> **TASK INSTRUCTIONS**
The material below holds pictures; leave them out and reproduce exactly the lines from the one with "Give me the" through the one with "of respondents, %).", inclusive.

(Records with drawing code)

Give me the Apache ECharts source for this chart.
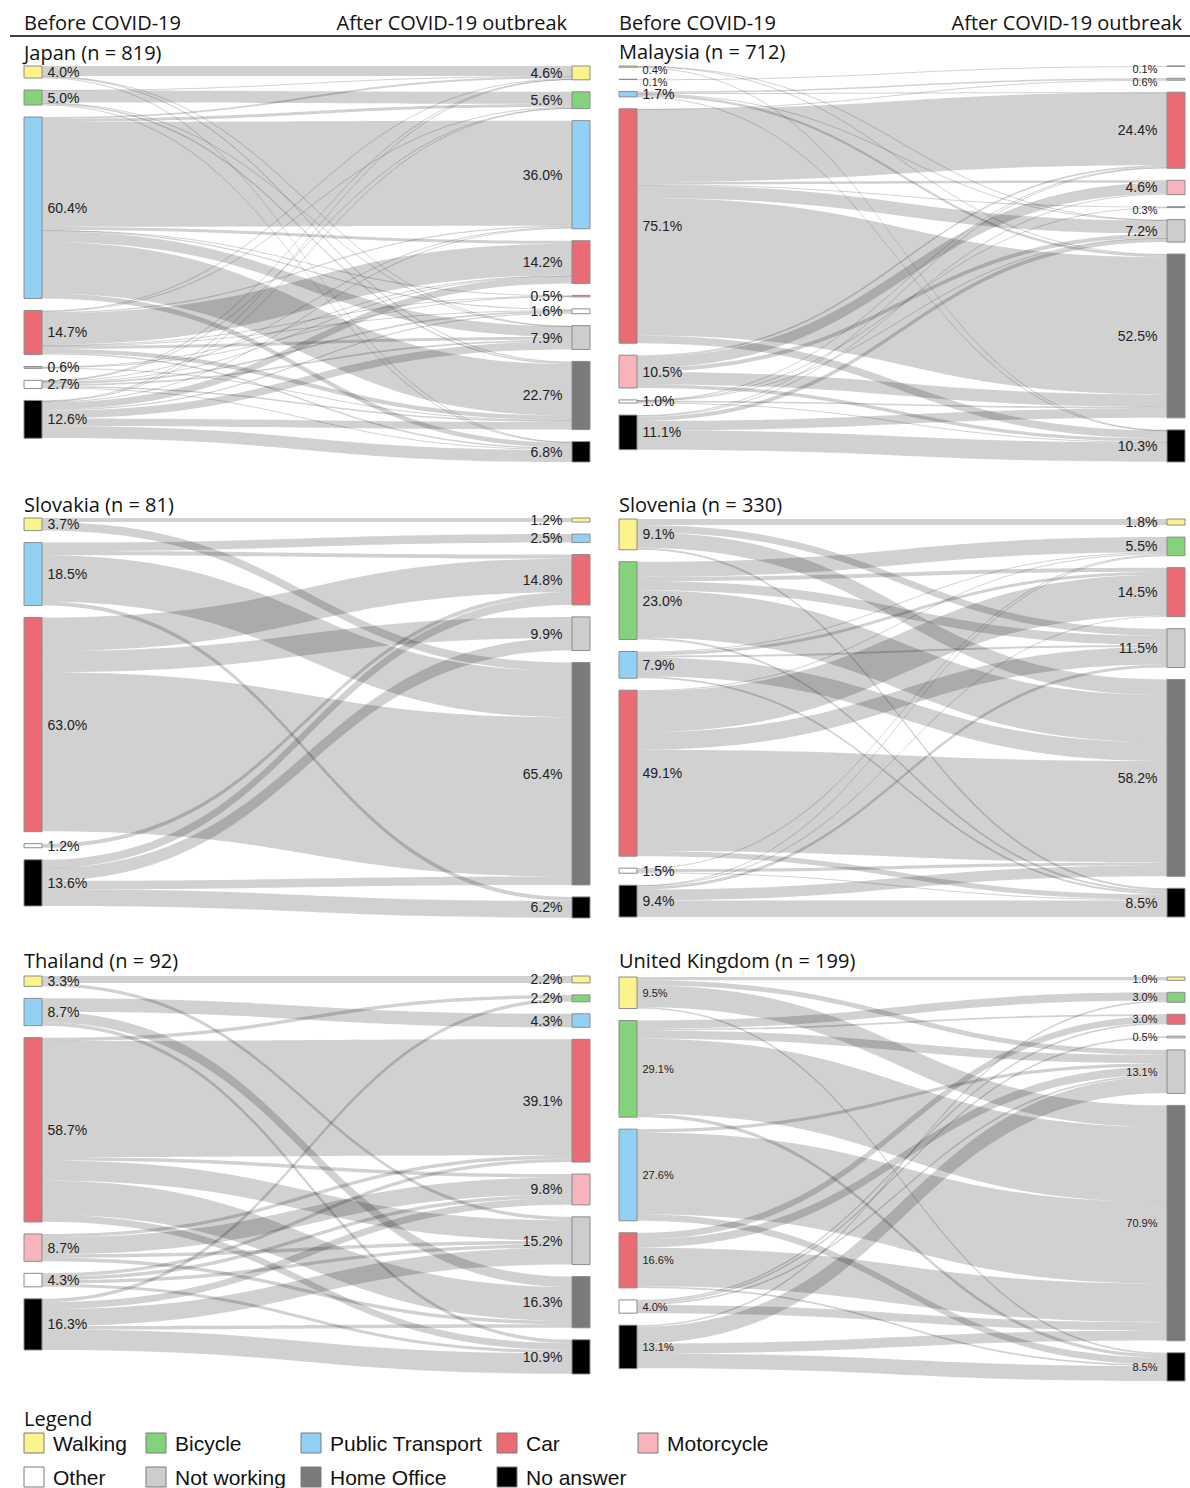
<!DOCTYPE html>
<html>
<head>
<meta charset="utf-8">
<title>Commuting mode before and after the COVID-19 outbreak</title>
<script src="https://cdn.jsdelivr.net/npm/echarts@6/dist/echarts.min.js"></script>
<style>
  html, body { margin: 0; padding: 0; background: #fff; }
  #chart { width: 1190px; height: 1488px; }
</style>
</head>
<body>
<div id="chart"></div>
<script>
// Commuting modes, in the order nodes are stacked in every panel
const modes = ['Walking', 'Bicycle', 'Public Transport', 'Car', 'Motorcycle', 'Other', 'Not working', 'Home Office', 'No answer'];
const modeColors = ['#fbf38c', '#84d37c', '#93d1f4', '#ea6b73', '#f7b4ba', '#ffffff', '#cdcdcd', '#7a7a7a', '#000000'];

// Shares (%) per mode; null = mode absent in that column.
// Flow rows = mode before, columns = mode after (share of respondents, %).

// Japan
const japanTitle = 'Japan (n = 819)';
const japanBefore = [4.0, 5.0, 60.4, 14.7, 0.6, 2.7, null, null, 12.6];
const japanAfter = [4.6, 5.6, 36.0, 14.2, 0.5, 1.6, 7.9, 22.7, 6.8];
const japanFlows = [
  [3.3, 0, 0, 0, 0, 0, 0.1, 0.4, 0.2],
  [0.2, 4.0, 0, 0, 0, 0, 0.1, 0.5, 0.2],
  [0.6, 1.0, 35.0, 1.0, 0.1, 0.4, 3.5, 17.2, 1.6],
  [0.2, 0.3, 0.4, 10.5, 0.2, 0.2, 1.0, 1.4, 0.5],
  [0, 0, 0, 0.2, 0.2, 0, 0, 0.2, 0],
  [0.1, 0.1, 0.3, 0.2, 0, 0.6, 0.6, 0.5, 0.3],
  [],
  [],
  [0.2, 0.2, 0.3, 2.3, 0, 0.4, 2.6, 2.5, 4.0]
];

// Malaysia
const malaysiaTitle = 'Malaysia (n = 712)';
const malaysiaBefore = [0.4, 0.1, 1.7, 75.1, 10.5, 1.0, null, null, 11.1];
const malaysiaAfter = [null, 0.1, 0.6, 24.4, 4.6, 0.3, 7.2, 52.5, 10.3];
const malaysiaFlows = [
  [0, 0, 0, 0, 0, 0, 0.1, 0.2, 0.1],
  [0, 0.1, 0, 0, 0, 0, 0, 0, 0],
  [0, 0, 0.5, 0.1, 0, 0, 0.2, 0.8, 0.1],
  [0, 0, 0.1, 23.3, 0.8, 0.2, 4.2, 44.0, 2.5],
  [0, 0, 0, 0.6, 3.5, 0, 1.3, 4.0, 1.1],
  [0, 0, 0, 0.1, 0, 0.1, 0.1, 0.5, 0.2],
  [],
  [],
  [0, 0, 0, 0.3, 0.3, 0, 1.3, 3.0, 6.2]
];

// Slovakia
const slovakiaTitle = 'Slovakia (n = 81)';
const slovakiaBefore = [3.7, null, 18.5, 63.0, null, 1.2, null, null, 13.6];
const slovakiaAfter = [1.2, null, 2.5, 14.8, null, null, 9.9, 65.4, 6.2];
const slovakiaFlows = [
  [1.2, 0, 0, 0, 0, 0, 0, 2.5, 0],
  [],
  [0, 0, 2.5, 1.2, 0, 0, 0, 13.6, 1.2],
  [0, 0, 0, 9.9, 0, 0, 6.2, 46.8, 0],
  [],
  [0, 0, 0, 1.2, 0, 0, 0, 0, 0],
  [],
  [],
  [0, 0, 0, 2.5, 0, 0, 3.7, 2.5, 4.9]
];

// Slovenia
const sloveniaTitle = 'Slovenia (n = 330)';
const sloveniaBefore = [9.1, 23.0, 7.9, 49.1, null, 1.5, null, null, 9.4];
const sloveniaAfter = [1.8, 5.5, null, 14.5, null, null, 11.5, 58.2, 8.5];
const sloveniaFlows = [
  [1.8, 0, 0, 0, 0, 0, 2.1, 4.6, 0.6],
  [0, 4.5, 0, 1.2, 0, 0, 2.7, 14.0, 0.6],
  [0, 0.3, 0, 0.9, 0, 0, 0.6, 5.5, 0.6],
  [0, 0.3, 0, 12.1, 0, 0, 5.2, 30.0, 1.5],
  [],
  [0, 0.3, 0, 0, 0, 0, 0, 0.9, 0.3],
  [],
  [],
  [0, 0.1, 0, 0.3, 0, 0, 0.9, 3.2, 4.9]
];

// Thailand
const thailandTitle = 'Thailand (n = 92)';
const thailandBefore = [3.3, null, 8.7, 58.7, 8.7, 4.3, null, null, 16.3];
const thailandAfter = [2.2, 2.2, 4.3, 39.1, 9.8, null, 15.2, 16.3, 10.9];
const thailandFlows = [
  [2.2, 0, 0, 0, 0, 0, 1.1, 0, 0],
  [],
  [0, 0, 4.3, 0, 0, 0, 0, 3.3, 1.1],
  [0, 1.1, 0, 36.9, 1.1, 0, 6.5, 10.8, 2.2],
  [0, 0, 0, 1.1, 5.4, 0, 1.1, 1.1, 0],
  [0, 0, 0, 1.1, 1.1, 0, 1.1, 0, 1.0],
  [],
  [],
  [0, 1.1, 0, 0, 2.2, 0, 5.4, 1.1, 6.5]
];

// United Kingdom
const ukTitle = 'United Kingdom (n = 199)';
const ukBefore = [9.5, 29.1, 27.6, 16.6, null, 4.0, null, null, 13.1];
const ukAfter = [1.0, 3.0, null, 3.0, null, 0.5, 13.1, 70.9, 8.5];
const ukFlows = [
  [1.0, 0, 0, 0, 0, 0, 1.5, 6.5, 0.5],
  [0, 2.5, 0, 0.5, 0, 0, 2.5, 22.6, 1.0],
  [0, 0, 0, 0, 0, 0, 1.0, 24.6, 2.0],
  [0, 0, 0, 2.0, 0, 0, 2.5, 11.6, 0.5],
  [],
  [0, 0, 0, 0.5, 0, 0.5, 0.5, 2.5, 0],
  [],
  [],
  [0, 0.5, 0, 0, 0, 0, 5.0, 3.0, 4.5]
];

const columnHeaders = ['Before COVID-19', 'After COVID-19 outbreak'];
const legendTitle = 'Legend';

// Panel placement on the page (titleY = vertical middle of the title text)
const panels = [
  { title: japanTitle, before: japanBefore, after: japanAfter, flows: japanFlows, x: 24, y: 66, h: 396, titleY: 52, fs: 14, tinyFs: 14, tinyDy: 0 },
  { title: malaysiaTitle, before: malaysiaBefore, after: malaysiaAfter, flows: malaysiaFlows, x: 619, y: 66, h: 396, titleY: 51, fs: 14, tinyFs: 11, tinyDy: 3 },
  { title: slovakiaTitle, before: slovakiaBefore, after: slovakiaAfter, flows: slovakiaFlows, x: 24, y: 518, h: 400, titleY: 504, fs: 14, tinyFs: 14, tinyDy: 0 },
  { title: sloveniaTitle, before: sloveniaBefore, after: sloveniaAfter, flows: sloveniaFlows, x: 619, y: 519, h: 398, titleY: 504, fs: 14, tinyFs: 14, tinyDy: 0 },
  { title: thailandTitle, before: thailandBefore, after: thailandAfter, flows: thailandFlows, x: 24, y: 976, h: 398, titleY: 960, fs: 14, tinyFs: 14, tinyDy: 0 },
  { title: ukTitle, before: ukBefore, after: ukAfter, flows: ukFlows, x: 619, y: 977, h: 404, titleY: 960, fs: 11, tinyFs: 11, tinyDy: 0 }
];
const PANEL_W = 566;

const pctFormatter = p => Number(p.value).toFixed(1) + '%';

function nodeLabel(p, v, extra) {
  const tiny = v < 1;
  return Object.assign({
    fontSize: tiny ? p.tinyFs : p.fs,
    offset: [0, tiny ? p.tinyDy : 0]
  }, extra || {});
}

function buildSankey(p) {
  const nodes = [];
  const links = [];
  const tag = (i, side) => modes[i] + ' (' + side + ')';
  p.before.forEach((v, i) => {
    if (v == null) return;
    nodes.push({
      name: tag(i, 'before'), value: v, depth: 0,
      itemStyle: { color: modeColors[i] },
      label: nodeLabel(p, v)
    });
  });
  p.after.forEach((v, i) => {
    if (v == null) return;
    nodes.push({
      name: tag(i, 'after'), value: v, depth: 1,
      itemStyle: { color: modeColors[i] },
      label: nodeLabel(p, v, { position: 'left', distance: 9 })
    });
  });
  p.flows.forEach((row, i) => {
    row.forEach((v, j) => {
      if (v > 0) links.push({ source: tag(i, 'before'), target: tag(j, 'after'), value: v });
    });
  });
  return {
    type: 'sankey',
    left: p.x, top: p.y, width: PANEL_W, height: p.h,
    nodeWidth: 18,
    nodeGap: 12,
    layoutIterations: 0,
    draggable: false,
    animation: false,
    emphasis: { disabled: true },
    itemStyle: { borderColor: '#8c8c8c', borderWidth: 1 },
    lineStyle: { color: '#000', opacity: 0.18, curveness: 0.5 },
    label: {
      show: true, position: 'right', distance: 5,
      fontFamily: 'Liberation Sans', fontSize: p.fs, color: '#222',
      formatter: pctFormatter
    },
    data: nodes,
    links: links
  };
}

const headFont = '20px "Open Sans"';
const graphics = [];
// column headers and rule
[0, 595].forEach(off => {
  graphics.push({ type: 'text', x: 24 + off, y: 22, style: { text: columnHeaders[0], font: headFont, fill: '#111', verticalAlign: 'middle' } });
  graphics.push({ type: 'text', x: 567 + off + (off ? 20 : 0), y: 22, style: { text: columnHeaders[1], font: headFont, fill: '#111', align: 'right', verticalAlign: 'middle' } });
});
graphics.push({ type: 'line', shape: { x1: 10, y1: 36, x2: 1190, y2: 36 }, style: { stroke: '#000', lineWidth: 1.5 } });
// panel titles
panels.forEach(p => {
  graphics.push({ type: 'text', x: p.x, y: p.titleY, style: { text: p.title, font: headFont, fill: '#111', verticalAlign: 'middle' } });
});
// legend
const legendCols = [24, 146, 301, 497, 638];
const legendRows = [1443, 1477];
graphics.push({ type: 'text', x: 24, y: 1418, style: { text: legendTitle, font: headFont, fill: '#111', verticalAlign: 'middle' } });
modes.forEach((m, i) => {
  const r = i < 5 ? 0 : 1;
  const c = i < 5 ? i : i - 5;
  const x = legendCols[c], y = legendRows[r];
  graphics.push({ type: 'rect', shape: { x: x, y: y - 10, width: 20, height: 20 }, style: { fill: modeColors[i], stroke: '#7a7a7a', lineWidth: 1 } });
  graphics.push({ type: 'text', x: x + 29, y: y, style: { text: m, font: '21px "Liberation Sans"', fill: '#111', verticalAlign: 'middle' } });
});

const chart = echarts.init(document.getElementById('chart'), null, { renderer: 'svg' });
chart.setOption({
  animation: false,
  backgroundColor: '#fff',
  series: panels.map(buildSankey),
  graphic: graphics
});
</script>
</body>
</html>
==
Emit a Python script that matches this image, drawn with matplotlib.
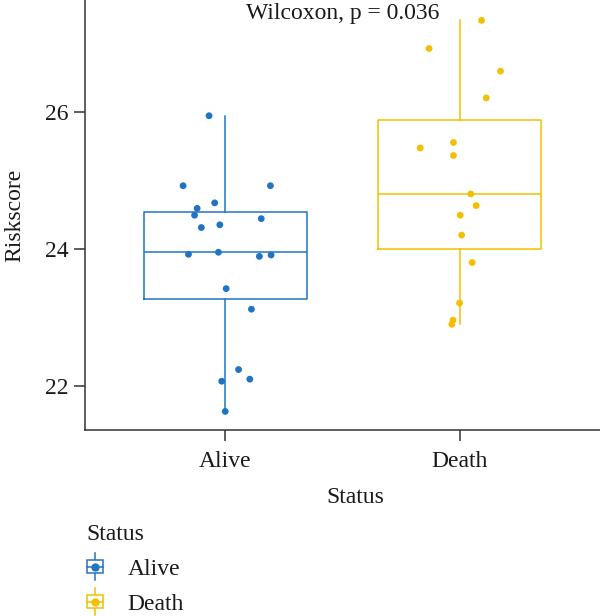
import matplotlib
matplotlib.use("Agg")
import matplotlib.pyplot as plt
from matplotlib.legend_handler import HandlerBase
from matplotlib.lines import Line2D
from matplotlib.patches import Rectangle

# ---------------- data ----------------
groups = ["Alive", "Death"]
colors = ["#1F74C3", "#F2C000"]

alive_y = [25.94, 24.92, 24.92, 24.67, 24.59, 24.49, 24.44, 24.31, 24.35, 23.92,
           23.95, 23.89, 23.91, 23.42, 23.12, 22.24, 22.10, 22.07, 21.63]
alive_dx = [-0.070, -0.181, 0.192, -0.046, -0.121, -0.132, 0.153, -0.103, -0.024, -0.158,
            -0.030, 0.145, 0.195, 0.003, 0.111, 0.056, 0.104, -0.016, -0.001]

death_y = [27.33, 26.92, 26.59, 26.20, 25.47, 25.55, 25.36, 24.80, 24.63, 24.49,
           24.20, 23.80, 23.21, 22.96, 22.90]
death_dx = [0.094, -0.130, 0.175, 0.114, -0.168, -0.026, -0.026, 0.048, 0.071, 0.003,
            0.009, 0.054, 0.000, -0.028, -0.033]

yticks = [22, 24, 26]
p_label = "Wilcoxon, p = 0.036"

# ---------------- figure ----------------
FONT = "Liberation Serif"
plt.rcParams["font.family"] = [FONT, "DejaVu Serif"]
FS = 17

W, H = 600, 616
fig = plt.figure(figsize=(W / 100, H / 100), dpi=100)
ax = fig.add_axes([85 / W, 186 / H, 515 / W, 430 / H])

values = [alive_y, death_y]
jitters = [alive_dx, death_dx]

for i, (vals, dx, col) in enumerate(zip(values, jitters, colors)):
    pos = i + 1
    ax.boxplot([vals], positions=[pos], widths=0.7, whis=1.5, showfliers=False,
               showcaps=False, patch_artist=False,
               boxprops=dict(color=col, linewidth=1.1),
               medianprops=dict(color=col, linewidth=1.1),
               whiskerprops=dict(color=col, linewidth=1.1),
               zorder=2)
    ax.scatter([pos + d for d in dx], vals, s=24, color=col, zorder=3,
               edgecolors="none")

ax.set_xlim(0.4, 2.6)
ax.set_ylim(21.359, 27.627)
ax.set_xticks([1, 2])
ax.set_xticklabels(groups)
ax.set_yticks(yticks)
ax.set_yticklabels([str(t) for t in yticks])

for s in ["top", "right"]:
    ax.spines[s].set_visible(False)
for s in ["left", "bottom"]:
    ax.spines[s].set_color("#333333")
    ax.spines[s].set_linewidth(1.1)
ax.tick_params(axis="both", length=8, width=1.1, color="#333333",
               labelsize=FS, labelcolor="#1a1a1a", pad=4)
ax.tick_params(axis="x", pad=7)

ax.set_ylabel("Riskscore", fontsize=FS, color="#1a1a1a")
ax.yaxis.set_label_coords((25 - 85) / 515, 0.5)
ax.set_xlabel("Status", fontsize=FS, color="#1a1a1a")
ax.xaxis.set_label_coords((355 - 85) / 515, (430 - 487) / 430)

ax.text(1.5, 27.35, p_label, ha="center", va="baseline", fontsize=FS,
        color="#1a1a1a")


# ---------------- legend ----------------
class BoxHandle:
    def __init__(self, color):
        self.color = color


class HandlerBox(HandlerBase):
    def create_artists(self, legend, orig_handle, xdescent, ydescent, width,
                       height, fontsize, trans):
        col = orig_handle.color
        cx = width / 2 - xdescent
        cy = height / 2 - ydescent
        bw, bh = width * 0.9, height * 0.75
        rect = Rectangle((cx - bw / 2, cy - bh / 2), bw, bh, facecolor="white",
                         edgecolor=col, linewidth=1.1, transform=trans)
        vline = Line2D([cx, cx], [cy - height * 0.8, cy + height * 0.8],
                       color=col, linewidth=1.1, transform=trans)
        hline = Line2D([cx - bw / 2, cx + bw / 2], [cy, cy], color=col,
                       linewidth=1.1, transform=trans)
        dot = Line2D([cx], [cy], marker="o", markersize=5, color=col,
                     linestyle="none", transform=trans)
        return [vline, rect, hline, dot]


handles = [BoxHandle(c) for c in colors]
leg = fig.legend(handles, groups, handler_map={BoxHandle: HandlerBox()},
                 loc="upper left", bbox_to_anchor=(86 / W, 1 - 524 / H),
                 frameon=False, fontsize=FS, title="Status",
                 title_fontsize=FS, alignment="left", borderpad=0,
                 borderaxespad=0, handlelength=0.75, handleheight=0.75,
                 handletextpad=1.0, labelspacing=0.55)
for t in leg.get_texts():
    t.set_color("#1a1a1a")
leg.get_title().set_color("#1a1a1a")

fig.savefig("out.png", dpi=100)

> **FINAL RESULT**
Give me the Apache ECharts source for this chart.
<!DOCTYPE html>
<html>
<head>
<meta charset="utf-8">
<title>Commuting mode before and after the COVID-19 outbreak</title>
<script src="https://cdn.jsdelivr.net/npm/echarts@6/dist/echarts.min.js"></script>
<style>
  html, body { margin: 0; padding: 0; background: #fff; }
  #chart { width: 1190px; height: 1488px; }
</style>
</head>
<body>
<div id="chart"></div>
<script>
// Commuting modes, in the order nodes are stacked in every panel
const modes = ['Walking', 'Bicycle', 'Public Transport', 'Car', 'Motorcycle', 'Other', 'Not working', 'Home Office', 'No answer'];
const modeColors = ['#fbf38c', '#84d37c', '#93d1f4', '#ea6b73', '#f7b4ba', '#ffffff', '#cdcdcd', '#7a7a7a', '#000000'];

// Shares (%) per mode; null = mode absent in that column.
// Flow rows = mode before, columns = mode after (share of respondents, %).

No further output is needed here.